__DATASET SECTION__
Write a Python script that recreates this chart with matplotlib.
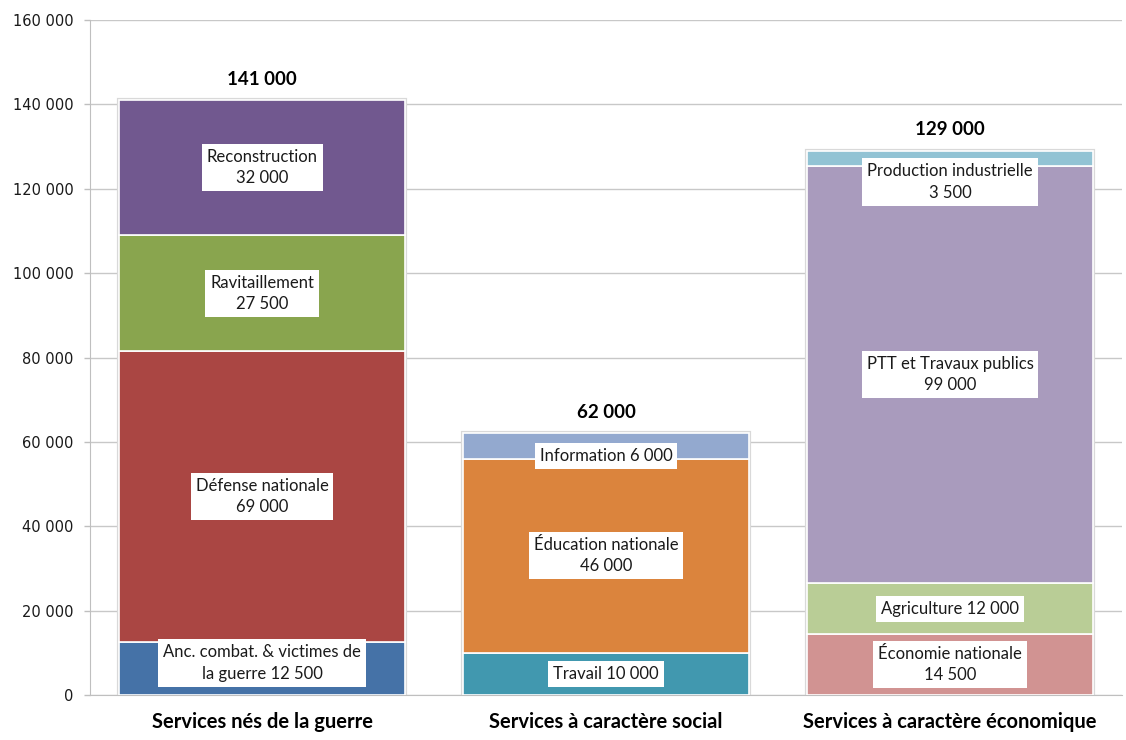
import matplotlib.pyplot as plt
from matplotlib.ticker import FuncFormatter

# Catégories (axe des x)
categories = ['Services nés de la guerre', 'Services à caractère social',
              'Services à caractère économique']

# Segments par catégorie (du bas vers le haut)
guerre_names = ['Anc. combat. & victimes de\nla guerre ', 'Défense nationale\n',
                'Ravitaillement\n', 'Reconstruction\n']
guerre_values = [12500, 69000, 27500, 32000]
guerre_colors = ['#4572A7', '#AA4643', '#89A54E', '#71588F']
guerre_label_y = [7600, 47000, 95250, 125000]

social_names = ['Travail ', 'Éducation nationale\n', 'Information ']
social_values = [10000, 46000, 6000]
social_colors = ['#4198AF', '#DB843D', '#93A9CF']
social_label_y = [5000, 33000, 56600]

eco_names = ['Économie nationale\n', 'Agriculture ', 'PTT et Travaux publics\n',
             'Production industrielle\n']
eco_values = [14500, 12000, 99000, 3500]
eco_colors = ['#D19392', '#B9CD96', '#A99BBD', '#92C3D4']
eco_label_y = [7300, 20500, 76000, 121600]

yticks = [0, 20000, 40000, 60000, 80000, 100000, 120000, 140000, 160000]


def fmt(v):
    return f"{int(v):,}".replace(',', ' ')


plt.rcParams['font.family'] = ['Lato', 'DejaVu Sans']

fig = plt.figure(figsize=(11.26, 7.40), dpi=100)
ax = fig.add_axes([90 / 1126, 45 / 740, 1032 / 1126, 675 / 740])

groups = [(guerre_names, guerre_values, guerre_colors, guerre_label_y),
          (social_names, social_values, social_colors, social_label_y),
          (eco_names, eco_values, eco_colors, eco_label_y)]

width = 0.83
for i, (names, values, colors, label_y) in enumerate(groups):
    total = sum(values)
    # ombre légère autour de la barre
    ax.bar(i, total, width, color='none', edgecolor='#d9d9d9', lw=3, zorder=2)
    bottom = 0
    for name, v, c, ly in zip(names, values, colors, label_y):
        ax.bar(i, v, width, bottom=bottom, color=c, edgecolor='white', lw=1.2, zorder=3)
        ax.text(i, ly, name + fmt(v), ha='center', va='center', fontsize=12,
                color='#1a1a1a', zorder=5, linespacing=1.4,
                bbox=dict(boxstyle='square,pad=0.3', fc='white', ec='none'))
        bottom += v
    ax.annotate(fmt(total), (i, total), xytext=(0, 9), textcoords='offset points',
                ha='center', va='bottom', fontsize=13.5, fontweight='bold')

ax.set_xlim(-0.5, 2.5)
ax.set_ylim(0, 160000)
ax.set_yticks(yticks)
ax.yaxis.set_major_formatter(FuncFormatter(lambda v, p: fmt(v)))
for lab in ax.get_yticklabels():
    lab.set_family('DejaVu Sans')
    lab.set_fontsize(10.5)
ax.tick_params(axis='y', length=4, width=1, color='#bfbfbf', pad=8, labelcolor='#1a1a1a')
ax.set_xticks(range(3))
ax.set_xticklabels(categories, fontsize=14.5, fontweight='bold')
ax.tick_params(axis='x', length=0, pad=12)

ax.grid(axis='y', color='#c8c8c8', lw=1)
ax.set_axisbelow(True)
for s in ['top', 'right']:
    ax.spines[s].set_visible(False)
ax.spines['left'].set_color('#bfbfbf')
ax.spines['bottom'].set_color('#bfbfbf')

fig.savefig('out.png', dpi=100)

__PROBLEM TO WORK ON__
Write the listing above out again exactly, dropping each image.

__TASK ANSWER__
Write a Python script that recreates this chart with matplotlib.
import matplotlib.pyplot as plt
from matplotlib.ticker import FuncFormatter

# Catégories (axe des x)
categories = ['Services nés de la guerre', 'Services à caractère social',
              'Services à caractère économique']

# Segments par catégorie (du bas vers le haut)
guerre_names = ['Anc. combat. & victimes de\nla guerre ', 'Défense nationale\n',
                'Ravitaillement\n', 'Reconstruction\n']
guerre_values = [12500, 69000, 27500, 32000]
guerre_colors = ['#4572A7', '#AA4643', '#89A54E', '#71588F']
guerre_label_y = [7600, 47000, 95250, 125000]

social_names = ['Travail ', 'Éducation nationale\n', 'Information ']
social_values = [10000, 46000, 6000]
social_colors = ['#4198AF', '#DB843D', '#93A9CF']
social_label_y = [5000, 33000, 56600]

eco_names = ['Économie nationale\n', 'Agriculture ', 'PTT et Travaux publics\n',
             'Production industrielle\n']
eco_values = [14500, 12000, 99000, 3500]
eco_colors = ['#D19392', '#B9CD96', '#A99BBD', '#92C3D4']
eco_label_y = [7300, 20500, 76000, 121600]

yticks = [0, 20000, 40000, 60000, 80000, 100000, 120000, 140000, 160000]


def fmt(v):
    return f"{int(v):,}".replace(',', ' ')


plt.rcParams['font.family'] = ['Lato', 'DejaVu Sans']

fig = plt.figure(figsize=(11.26, 7.40), dpi=100)
ax = fig.add_axes([90 / 1126, 45 / 740, 1032 / 1126, 675 / 740])

groups = [(guerre_names, guerre_values, guerre_colors, guerre_label_y),
          (social_names, social_values, social_colors, social_label_y),
          (eco_names, eco_values, eco_colors, eco_label_y)]

width = 0.83
for i, (names, values, colors, label_y) in enumerate(groups):
    total = sum(values)
    # ombre légère autour de la barre
    ax.bar(i, total, width, color='none', edgecolor='#d9d9d9', lw=3, zorder=2)
    bottom = 0
    for name, v, c, ly in zip(names, values, colors, label_y):
        ax.bar(i, v, width, bottom=bottom, color=c, edgecolor='white', lw=1.2, zorder=3)
        ax.text(i, ly, name + fmt(v), ha='center', va='center', fontsize=12,
                color='#1a1a1a', zorder=5, linespacing=1.4,
                bbox=dict(boxstyle='square,pad=0.3', fc='white', ec='none'))
        bottom += v
    ax.annotate(fmt(total), (i, total), xytext=(0, 9), textcoords='offset points',
                ha='center', va='bottom', fontsize=13.5, fontweight='bold')

ax.set_xlim(-0.5, 2.5)
ax.set_ylim(0, 160000)
ax.set_yticks(yticks)
ax.yaxis.set_major_formatter(FuncFormatter(lambda v, p: fmt(v)))
for lab in ax.get_yticklabels():
    lab.set_family('DejaVu Sans')
    lab.set_fontsize(10.5)
ax.tick_params(axis='y', length=4, width=1, color='#bfbfbf', pad=8, labelcolor='#1a1a1a')
ax.set_xticks(range(3))
ax.set_xticklabels(categories, fontsize=14.5, fontweight='bold')
ax.tick_params(axis='x', length=0, pad=12)

ax.grid(axis='y', color='#c8c8c8', lw=1)
ax.set_axisbelow(True)
for s in ['top', 'right']:
    ax.spines[s].set_visible(False)
ax.spines['left'].set_color('#bfbfbf')
ax.spines['bottom'].set_color('#bfbfbf')

fig.savefig('out.png', dpi=100)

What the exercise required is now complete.